Sitting in a classroom learning how to teach is different from leading a classroom full of students, Fry said, so beginning teachers need the help.
Last fall the district used a different approach by training experienced teachers to become mentors. There are now six mentors, one for each of the five schools in the district and another for special education.
The district holds quarterly training sessions for new teachers and conducts quarterly classroom observation sessions and conferences.
CSTP funding for the district worked out to about $35,000 a year, Fry said. It pays for a weeklong summer training session and a yearlong stipend for the mentors.
The money also has allowed the district to extend its summer orientation session for new teachers, create a reference handbook and provide four to six skills-building classes a year.
Fry said she's pleased with the connections teachers have built with one another, adding that a few who had struggled earlier have already been able to seek help.
Meanwhile, the Highline School District, a 17,500-student suburban district south of Seattle, is using the New Teacher Project to reshape a well-established mentoring program.
The district serves a racially diverse population with many English-language learners and poor families, said Marcy Yoshida, a mentor at Highline. "This is a hard place to teach, and you have to be really good."

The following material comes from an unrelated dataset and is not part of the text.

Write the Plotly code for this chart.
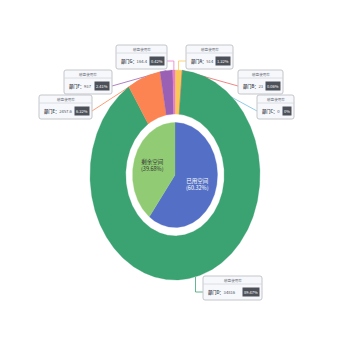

Yoshida is one of the district's three peer mentors, experienced teachers whose only job is to visit schools to meet with new teachers, who number 87 this year. Highline is hiring another full-time mentor with its $75,000-a-year CSTP funding.
Highline retains only 48 percent of its new teachers through five years, according to a 2006 study conducted by Redmond's Center for Educational Effectiveness.
While $75,000 may not seem like a lot for a district of Highline's size, it helped establish a mindset that new teachers need help to thrive, Yoshida said.
"When you invest early, you have longer-term payoffs," said Plecki, the UW professor.